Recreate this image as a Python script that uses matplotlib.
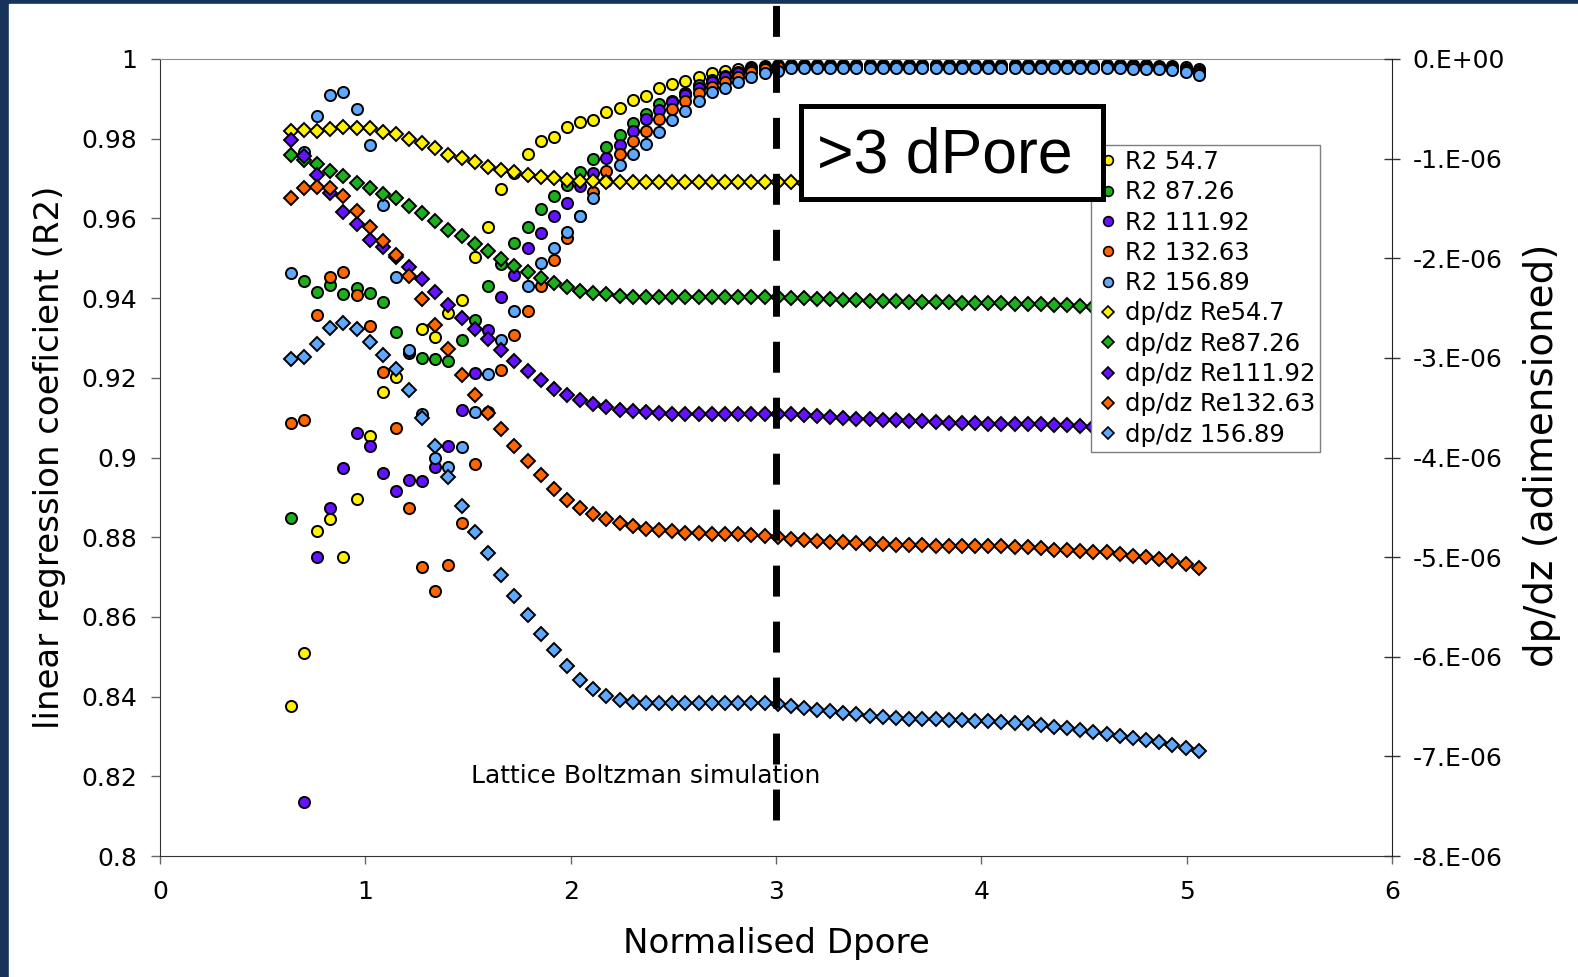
import numpy as np
import matplotlib.pyplot as plt
from matplotlib.patches import Rectangle
from matplotlib.lines import Line2D
from matplotlib.ticker import FuncFormatter

plt.rcParams['font.family'] = 'DejaVu Sans'

# Data
dpore = [0.636, 0.700, 0.764, 0.828, 0.892, 0.957, 1.021, 1.085, 1.149, 1.213,
         1.277, 1.341, 1.405, 1.469, 1.533, 1.598, 1.662, 1.726, 1.790, 1.854,
         1.918, 1.982, 2.046, 2.110, 2.174, 2.239, 2.303, 2.367, 2.431, 2.495,
         2.559, 2.623, 2.687, 2.751, 2.815, 2.880, 2.944, 3.008, 3.072, 3.136,
         3.200, 3.264, 3.328, 3.392, 3.456, 3.521, 3.585, 3.649, 3.713, 3.777,
         3.841, 3.905, 3.969, 4.033, 4.097, 4.162, 4.226, 4.290, 4.354, 4.418,
         4.482, 4.546, 4.610, 4.674, 4.738, 4.803, 4.867, 4.931, 4.995, 5.059]

r2_54_7 = [0.8377, 0.8510, 0.8816, 0.8845, 0.8750, 0.8895, 0.9054, 0.9165, 0.9201, 0.9262,
           0.9322, 0.9302, 0.9362, 0.9395, 0.9502, 0.9579, 0.9673, 0.9715, 0.9762, 0.9795,
           0.9805, 0.9830, 0.9841, 0.9847, 0.9868, 0.9878, 0.9897, 0.9908, 0.9926, 0.9937,
           0.9945, 0.9956, 0.9964, 0.9970, 0.9975, 0.9980, 0.9983, 0.9985, 0.9985, 0.9985,
           0.9985, 0.9985, 0.9985, 0.9985, 0.9985, 0.9985, 0.9985, 0.9985, 0.9985, 0.9985,
           0.9985, 0.9985, 0.9985, 0.9985, 0.9985, 0.9985, 0.9985, 0.9985, 0.9985, 0.9985,
           0.9985, 0.9985, 0.9985, 0.9985, 0.9985, 0.9984, 0.9983, 0.9982, 0.9979, 0.9975]
r2_87_26 = [0.8847, 0.9444, 0.9416, 0.9433, 0.9410, 0.9425, 0.9414, 0.9391, 0.9316, 0.9268,
            0.9249, 0.9247, 0.9243, 0.9295, 0.9345, 0.9431, 0.9486, 0.9538, 0.9579, 0.9624,
            0.9656, 0.9684, 0.9717, 0.9748, 0.9778, 0.9809, 0.9840, 0.9862, 0.9886, 0.9895,
            0.9915, 0.9935, 0.9947, 0.9957, 0.9968, 0.9977, 0.9980, 0.9983, 0.9983, 0.9983,
            0.9983, 0.9983, 0.9983, 0.9983, 0.9983, 0.9983, 0.9983, 0.9983, 0.9983, 0.9983,
            0.9983, 0.9983, 0.9983, 0.9983, 0.9983, 0.9983, 0.9983, 0.9983, 0.9983, 0.9983,
            0.9983, 0.9983, 0.9983, 0.9983, 0.9983, 0.9982, 0.9981, 0.9980, 0.9976, 0.9970]
r2_111_92 = [np.nan, 0.8136, 0.8750, 0.8873, 0.8973, 0.9061, 0.9029, 0.8960, 0.8917, 0.8944,
             0.8941, 0.8975, 0.9029, 0.9118, 0.9211, 0.9320, 0.9404, 0.9458, 0.9525, 0.9564,
             0.9607, 0.9639, 0.9681, 0.9713, 0.9751, 0.9784, 0.9820, 0.9849, 0.9873, 0.9891,
             0.9910, 0.9926, 0.9943, 0.9954, 0.9964, 0.9972, 0.9978, 0.9981, 0.9981, 0.9981,
             0.9981, 0.9981, 0.9981, 0.9981, 0.9981, 0.9981, 0.9981, 0.9981, 0.9981, 0.9981,
             0.9981, 0.9981, 0.9981, 0.9981, 0.9981, 0.9981, 0.9981, 0.9981, 0.9981, 0.9981,
             0.9981, 0.9981, 0.9981, 0.9981, 0.9981, 0.9980, 0.9979, 0.9977, 0.9973, 0.9967]
r2_132_63 = [0.9087, 0.9094, 0.9358, 0.9452, 0.9466, 0.9408, 0.9331, 0.9215, 0.9073, 0.8873,
             0.8726, 0.8665, 0.8730, 0.8835, 0.8984, 0.9115, 0.9220, 0.9307, 0.9368, 0.9430,
             0.9496, 0.9550, 0.9605, 0.9665, 0.9720, 0.9762, 0.9795, 0.9820, 0.9849, 0.9874,
             0.9895, 0.9914, 0.9930, 0.9943, 0.9956, 0.9967, 0.9974, 0.9979, 0.9979, 0.9979,
             0.9979, 0.9979, 0.9979, 0.9979, 0.9979, 0.9979, 0.9979, 0.9979, 0.9979, 0.9979,
             0.9979, 0.9979, 0.9979, 0.9979, 0.9979, 0.9979, 0.9979, 0.9979, 0.9979, 0.9979,
             0.9979, 0.9979, 0.9979, 0.9979, 0.9979, 0.9978, 0.9977, 0.9975, 0.9970, 0.9964]
r2_156_89 = [0.9464, 0.9767, 0.9858, 0.9910, 0.9917, 0.9875, 0.9784, 0.9634, 0.9454, 0.9271,
             0.9110, 0.8998, 0.8977, 0.9027, 0.9113, 0.9209, 0.9295, 0.9368, 0.9430, 0.9487,
             0.9525, 0.9565, 0.9605, 0.9650, 0.9695, 0.9735, 0.9762, 0.9786, 0.9818, 0.9847,
             0.9870, 0.9895, 0.9916, 0.9928, 0.9943, 0.9956, 0.9964, 0.9971, 0.9977, 0.9977,
             0.9977, 0.9977, 0.9977, 0.9977, 0.9977, 0.9977, 0.9977, 0.9977, 0.9977, 0.9977,
             0.9977, 0.9977, 0.9977, 0.9977, 0.9977, 0.9977, 0.9977, 0.9977, 0.9977, 0.9977,
             0.9977, 0.9977, 0.9977, 0.9977, 0.9976, 0.9975, 0.9974, 0.9972, 0.9967, 0.9960]

# pressure gradient, in units of 1e-6
dp_54_7 = [-0.72, -0.71, -0.72, -0.70, -0.68, -0.69, -0.69, -0.73, -0.75, -0.80,
           -0.84, -0.89, -0.96, -0.99, -1.03, -1.08, -1.11, -1.13, -1.16, -1.18,
           -1.19, -1.21, -1.22, -1.22, -1.23, -1.23, -1.23, -1.23, -1.23, -1.23,
           -1.23, -1.23, -1.23, -1.23, -1.23, -1.23, -1.23, -1.23, -1.23, -1.24,
           -1.24, -1.24, -1.24, -1.24, -1.25, -1.25, -1.25, -1.25, -1.25, -1.26,
           -1.26, -1.26, -1.26, -1.26, -1.26, -1.27, -1.27, -1.27, -1.27, -1.28,
           -1.28, -1.29, -1.29, -1.30, -1.30, -1.31, -1.32, -1.33, -1.34, -1.36]
dp_87_26 = [-0.96, -1.01, -1.05, -1.12, -1.17, -1.24, -1.29, -1.36, -1.40, -1.48,
            -1.55, -1.63, -1.72, -1.78, -1.86, -1.93, -2.01, -2.08, -2.14, -2.20,
            -2.25, -2.29, -2.33, -2.35, -2.36, -2.38, -2.39, -2.39, -2.39, -2.39,
            -2.39, -2.39, -2.39, -2.39, -2.39, -2.39, -2.39, -2.39, -2.40, -2.40,
            -2.41, -2.41, -2.42, -2.42, -2.43, -2.43, -2.43, -2.44, -2.44, -2.44,
            -2.44, -2.45, -2.45, -2.45, -2.45, -2.46, -2.46, -2.46, -2.47, -2.47,
            -2.48, -2.49, -2.50, -2.51, -2.52, -2.53, -2.54, -2.56, -2.58, -2.60]
dp_111_92 = [-0.81, -0.97, -1.16, -1.35, -1.54, -1.66, -1.82, -1.89, -1.99, -2.09,
             -2.21, -2.34, -2.47, -2.60, -2.71, -2.81, -2.92, -3.03, -3.13, -3.22,
             -3.31, -3.37, -3.42, -3.46, -3.49, -3.52, -3.53, -3.54, -3.55, -3.56,
             -3.56, -3.56, -3.56, -3.56, -3.56, -3.56, -3.56, -3.56, -3.56, -3.57,
             -3.58, -3.59, -3.60, -3.61, -3.61, -3.62, -3.62, -3.63, -3.63, -3.64,
             -3.65, -3.65, -3.65, -3.66, -3.66, -3.66, -3.66, -3.66, -3.67, -3.67,
             -3.68, -3.69, -3.70, -3.71, -3.72, -3.74, -3.75, -3.77, -3.79, -3.82]
dp_132_63 = [-1.40, -1.29, -1.28, -1.29, -1.38, -1.53, -1.69, -1.83, -1.97, -2.18,
             -2.41, -2.67, -2.91, -3.17, -3.37, -3.55, -3.71, -3.88, -4.04, -4.18,
             -4.32, -4.43, -4.51, -4.57, -4.62, -4.66, -4.69, -4.72, -4.73, -4.74,
             -4.76, -4.76, -4.77, -4.77, -4.77, -4.78, -4.79, -4.80, -4.82, -4.83,
             -4.84, -4.85, -4.85, -4.86, -4.87, -4.87, -4.88, -4.88, -4.88, -4.89,
             -4.89, -4.89, -4.89, -4.89, -4.89, -4.90, -4.90, -4.91, -4.93, -4.93,
             -4.94, -4.95, -4.95, -4.97, -4.99, -5.00, -5.02, -5.04, -5.07, -5.11]
dp_156_89 = [-3.01, -2.99, -2.86, -2.70, -2.65, -2.71, -2.84, -2.97, -3.11, -3.32,
             -3.60, -3.88, -4.20, -4.49, -4.75, -4.96, -5.18, -5.39, -5.58, -5.77,
             -5.93, -6.09, -6.23, -6.32, -6.39, -6.43, -6.45, -6.46, -6.46, -6.46,
             -6.46, -6.46, -6.46, -6.46, -6.46, -6.46, -6.46, -6.47, -6.49, -6.51,
             -6.53, -6.54, -6.56, -6.57, -6.59, -6.60, -6.61, -6.62, -6.62, -6.62,
             -6.63, -6.63, -6.64, -6.64, -6.65, -6.66, -6.67, -6.69, -6.71, -6.72,
             -6.74, -6.76, -6.78, -6.80, -6.82, -6.84, -6.86, -6.89, -6.92, -6.95]

r2_series = [r2_54_7, r2_87_26, r2_111_92, r2_132_63, r2_156_89]
dp_series = [dp_54_7, dp_87_26, dp_111_92, dp_132_63, dp_156_89]
r2_labels = ['R2 54.7', 'R2 87.26', 'R2 111.92', 'R2 132.63', 'R2 156.89']
dp_labels = ['dp/dz Re54.7', 'dp/dz Re87.26', 'dp/dz Re111.92', 'dp/dz Re132.63', 'dp/dz 156.89']
colors = ['#FFF200', '#1DB01D', '#6611FF', '#FF6600', '#5EA9FF']
threshold = 3

W, H = 1578, 977
fig = plt.figure(figsize=(W / 100, H / 100), dpi=100)

# slide background: navy strip on top and left
fig.patches.append(Rectangle((0, 0), 1, 1, transform=fig.transFigure,
                             color='#17335c', zorder=-10))
fig.patches.append(Rectangle((9 / W, 0), 1, (H - 4) / H, transform=fig.transFigure,
                             color='white', zorder=-9))

ax = fig.add_axes([160 / W, 1 - 856 / H, 1232 / W, 797 / H])
ax2 = ax.twinx()

for y, c in zip(r2_series, colors):
    ax.plot(dpore, y, 'o', ls='none', ms=8, mfc=c, mec='black', mew=1.4)
for y, c in zip(dp_series, colors):
    ax2.plot(dpore, np.array(y) * 1e-6, 'D', ls='none', ms=7, mfc=c, mec='black', mew=1.4)

ax2.axvline(threshold, ymin=36 / 797, ymax=851 / 797, color='black', lw=5,
            dashes=(4.46, 3.6), clip_on=False, zorder=10)

ax.set_xlim(0, 6)
ax.set_ylim(0.8, 1.0)
ax2.set_ylim(-8e-6, 0)
ax.set_xticks(range(7))
ax.set_yticks(np.linspace(0.8, 1.0, 11))
ax2.set_yticks(np.linspace(-8e-6, 0, 9))
ax.yaxis.set_major_formatter(FuncFormatter(lambda v, p: f'{v:g}'))
ax2.yaxis.set_major_formatter(
    FuncFormatter(lambda v, p: '0.E+00' if abs(v) < 1e-12 else f'{v * 1e6:.0f}.E-06'))

ax.tick_params(axis='y', direction='out', length=6.5, width=1, color='#666666',
               labelsize=18, pad=10)
ax.tick_params(axis='x', direction='out', length=6, width=1, color='#666666',
               labelsize=18, pad=11)
ax2.tick_params(axis='y', direction='inout', length=12, width=1, color='#333333',
                labelsize=18, pad=9)

for s in ['top', 'left', 'bottom']:
    ax2.spines[s].set_visible(False)
ax.spines['top'].set_color('#8c8c8c')
ax.spines['left'].set_color('#333333')
ax.spines['bottom'].set_color('#333333')
ax.spines['right'].set_visible(False)
ax2.spines['right'].set_color('#222222')

fig.text(50 / W, 1 - 457 / H, 'linear regression coeficient (R2)', rotation=90,
         ha='center', va='center', fontsize=24.5)
fig.text(1542 / W, 1 - 455 / H, 'dp/dz (adimensioned)', rotation=90,
         ha='center', va='center', fontsize=28)
fig.text(776 / W, 1 - 943 / H, 'Normalised Dpore', ha='center', va='center', fontsize=24.5)
fig.text(646 / W, 1 - 776 / H, 'Lattice Boltzman simulation', ha='center', va='center',
         fontsize=18)

# legend
handles = [Line2D([], [], marker='o', ls='none', ms=7, mfc=c, mec='black', mew=1.2)
           for c in colors]
handles += [Line2D([], [], marker='D', ls='none', ms=6, mfc=c, mec='black', mew=1.2)
            for c in colors]
leg = fig.legend(handles, r2_labels + dp_labels, loc='upper left',
                 bbox_to_anchor=(1091 / W, 1 - 145 / H), bbox_transform=fig.transFigure,
                 fontsize=17.5, frameon=True, fancybox=False, framealpha=1,
                 edgecolor='#7f7f7f', borderpad=0.2, borderaxespad=0,
                 handlelength=1.0, handletextpad=0.18, labelspacing=0.26)
leg.get_frame().set_linewidth(1.0)

# ">3 dPore" call-out box
fig.patches.append(Rectangle((800.5 / W, 1 - 198.5 / H), 302 / W, 93 / H,
                             transform=fig.transFigure, fc='white', ec='black',
                             lw=3.6, zorder=20))
fig.text(945 / W, 1 - 173 / H, '>3 dPore', family='Liberation Sans', fontsize=45,
         ha='center', va='baseline', zorder=21)

fig.savefig('out.png', dpi=100)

# # # # # # #

Would you reproduce the lines above, from the very first through the line containing "4.931, 4.995, 5.059]", exactly and without the pictures?

§ REPLY
Recreate this image as a Python script that uses matplotlib.
import numpy as np
import matplotlib.pyplot as plt
from matplotlib.patches import Rectangle
from matplotlib.lines import Line2D
from matplotlib.ticker import FuncFormatter

plt.rcParams['font.family'] = 'DejaVu Sans'

# Data
dpore = [0.636, 0.700, 0.764, 0.828, 0.892, 0.957, 1.021, 1.085, 1.149, 1.213,
         1.277, 1.341, 1.405, 1.469, 1.533, 1.598, 1.662, 1.726, 1.790, 1.854,
         1.918, 1.982, 2.046, 2.110, 2.174, 2.239, 2.303, 2.367, 2.431, 2.495,
         2.559, 2.623, 2.687, 2.751, 2.815, 2.880, 2.944, 3.008, 3.072, 3.136,
         3.200, 3.264, 3.328, 3.392, 3.456, 3.521, 3.585, 3.649, 3.713, 3.777,
         3.841, 3.905, 3.969, 4.033, 4.097, 4.162, 4.226, 4.290, 4.354, 4.418,
         4.482, 4.546, 4.610, 4.674, 4.738, 4.803, 4.867, 4.931, 4.995, 5.059]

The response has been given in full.